The way you logically deduced it is very good. It just seems extremely hard to implement swiftly, especially in a language that's not so abstract about manipulating datatypes.

Re: Mastermind Algorithm

How is the CCC judged? With a strict time limit I would not try to write this algorithm. If you get extra points for creativity or efficiency or anything else I might include the quick check for 0/0 clues to just eliminate those numbers and lessen the number of solutions to iterate through.

Re: Mastermind Algorithm

Since this is a stage 2 question, it's between a limited number of top tier programmers. It's judged on complexity, efficiency-- all that jazz.

And that sounds like a good suggestion. Thanks.

Re: Mastermind Algorithm

Definitely add something into the bruteforce approach then. I'm sure there will be a lot of quality programmers in this contest and you know they will all be trying to improve their algorithms as well. Just make sure you can get a solution down for every problem before you concern yourself with efficiency.

These problems are pretty fun, be sure to ask if you get stuck on anything else.

Re: Mastermind Algorithm

Great, okay. I have another one you might find interesting. I won't make another thread for it though.

http://cemc.math.uwaterloo.ca/ccc/1996/21c-prob.html

The reason I most find it interesting, is I think mine is better than the suggested solution. His makes a 32/32 array of all the pixels, and then counts how many filled up.

I think my solution is optimal, considering it implicitely interprets the string as a tree, does not muck around with any datatype conversions, and only traverses each string a maximum of one time.

The problem is it's really messy. And I kind of hacked around to add the two trees together.

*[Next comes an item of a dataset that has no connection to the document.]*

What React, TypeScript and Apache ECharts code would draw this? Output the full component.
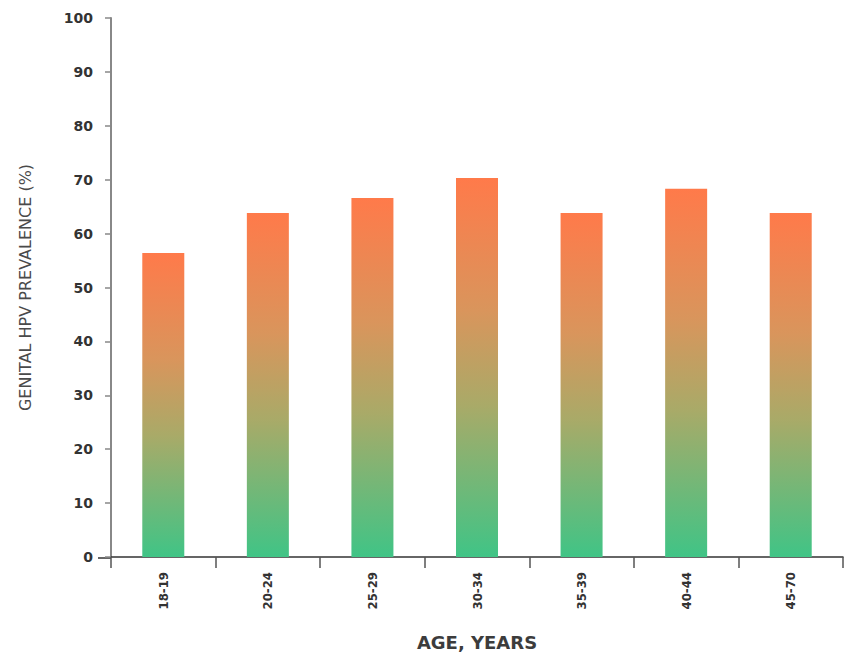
import React, { useEffect, useRef } from "react";
import * as echarts from "echarts";

const ageGroups = ["18-19", "20-24", "25-29", "30-34", "35-39", "40-44", "45-70"];
const prevalence = [56.4, 63.8, 66.6, 70.3, 63.8, 68.3, 63.8];
const yTicks = { min: 0, max: 100, interval: 10 };

export default function App() {
  const ref = useRef<HTMLDivElement>(null);

  useEffect(() => {
    if (!ref.current) return;
    const chart = echarts.init(ref.current, undefined, { renderer: "svg" });
    const barGradient = new echarts.graphic.LinearGradient(0, 0, 0, 1, [
      { offset: 0, color: "#ff7a4a" },
      { offset: 0.35, color: "#d9955c" },
      { offset: 0.6, color: "#a9aa68" },
      { offset: 1, color: "#40c486" },
    ]);
    chart.setOption({
      animation: false,
      backgroundColor: "#ffffff",
      textStyle: { fontFamily: "'DejaVu Sans', sans-serif" },
      grid: { left: 111, right: 2, top: 18, bottom: 98, containLabel: false },
      xAxis: {
        type: "category",
        data: ageGroups,
        name: "AGE, YEARS",
        nameLocation: "middle",
        nameGap: 76,
        nameTextStyle: { fontSize: 18, fontWeight: 600, color: "#3c3c3c" },
        axisLine: { show: true, lineStyle: { color: "#333333", width: 1.5 } },
        axisTick: { show: true, length: 11, lineStyle: { color: "#555555", width: 1.5 } },
        axisLabel: {
          rotate: 90,
          margin: 15,
          fontSize: 13,
          fontWeight: "bold",
          color: "#333333",
          fontFamily: "'DejaVu Sans Condensed', 'DejaVu Sans', sans-serif",
        },
      },
      yAxis: {
        type: "value",
        min: yTicks.min,
        max: yTicks.max,
        interval: yTicks.interval,
        name: "GENITAL HPV PREVALENCE (%)",
        nameLocation: "middle",
        nameGap: 78,
        nameTextStyle: { fontSize: 16, fontWeight: 500, color: "#4a4a4a" },
        axisLine: { show: true, lineStyle: { color: "#888888", width: 2 } },
        axisTick: { show: true, length: 6, lineStyle: { color: "#888888", width: 1.5 } },
        axisLabel: { margin: 18, fontSize: 14, fontWeight: "bold", color: "#333333" },
        splitLine: { show: false },
      },
      graphic: [
        {
          // baseline stub running left of the value axis at zero
          type: "line",
          shape: { x1: 98, y1: 558, x2: 111, y2: 558 },
          style: { stroke: "#333333", lineWidth: 1.5 },
        },
      ],
      series: [
        {
          type: "bar",
          data: prevalence,
          barWidth: 42,
          itemStyle: { color: barGradient },
        },
      ],
    });
    return () => chart.dispose();
  }, []);

  return (
    <div
      ref={ref}
      style={{ position: "fixed", left: 0, top: 0, width: 845, height: 656 }}
    />
  );
}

But messiness aside... it's quite spiffy I'd say.

quad.in

3

ppeeefpffeefe

pefepeefe

peeef

peefe

peeef

peepefefe

1996_2.1c.c

#include <stdio.h>
#include <stdlib.h>
#include <math.h>
 
char i_pre[50], j_pre[50], blank_pre[50] = {};
 
int depthToPixels(int depth) {
    // 0 depth is 1024, 1 depth is 256 ... 8 depth is 1
    int pixels;
    pixels = 1024;
    while (depth--)
         pixels /= 4;
    return pixels; 
}
 
void count(char *i_pre, char *j_pre, int *i, int *j, int depth, int *blacks, int add) {
    int leaves, temp, doAdd;
    if (!depth) leaves = 1;
    else {
                leaves = 4;
                (*i)++;
                (*j)++;
    }
    while (leaves --) {
        //printf("[%d] %d (%d->%c, %d->%c)\n", depth, add, *i, i_pre[*i], *j, j_pre[*j]);
        if (add && i_pre[*i] == 'f' || j_pre[*j] == 'f') {
            (*blacks) += depthToPixels(depth);
        }
        if (i_pre[*i] == 'p' && j_pre[*j] == 'p') // Traverse both
            count(i_pre, j_pre, i, j, depth+1, blacks, 1);
        else if (i_pre[*i] == 'p') { // Traverse only i_pre
            doAdd = 0;                       // j_pre's full node takes precendence OR
            if (j_pre[*j] == 'e') doAdd = 1; // i_pre's child is added to j_pre's empty node
            temp = *j; /* Save */
            count(i_pre, blank_pre, i, j, depth+1, blacks, doAdd);
            *j = temp+1; /* Restore */
        }
        else if (j_pre[*j] == 'p') { // Traverse only j_pre
            doAdd = 0;                       // i_pre's full node takes precendence OR
            if (i_pre[*i] == 'e') doAdd = 1; // j_pre's child is added to i_pre's empty node
            temp = *i; /* Save */
            count(blank_pre, j_pre, i, j, depth+1, blacks, doAdd);
            *i = temp+1; /* Restore */
        }
        else {
            (*i) ++;
            (*j) ++;
        }
    }
}
 
int main() {
    int cases, sum, i=0, j=0;
 
    freopen("quad.in", "rt", stdin);
    freopen("quad.out", "wt", stdout);
 
    scanf("%d\n", &cases);
 
    while (cases--) {
        scanf("%s\n", i_pre);
        scanf("%s\n", j_pre);
        i=0, j=0, sum = 0;
        count(i_pre, j_pre, &i, &j, 0, &sum, 1);  
        printf("There are %d black pixels.\n", sum);
    }
 
    return 0;
}

quad.out

There are 640 black pixels.

There are 512 black pixels.

There are 384 black pixels.

Re: Mastermind Algorithm

I'm actually surprised that their model solution was done that way. Traversing the quadtree's simultaneously and summing as you go seemed like the obvious approach.

I like your solution more than theirs, nice work.

Re: Mastermind Algorithm

I should start coding some of these problems to get ready for next school term. My last 4 months have been spent at a company coding UI stuff in C#, and doing this kind of stuff would certainly help for the algorithms course I'm taking next term. Send me a pm if you want to work on anything together.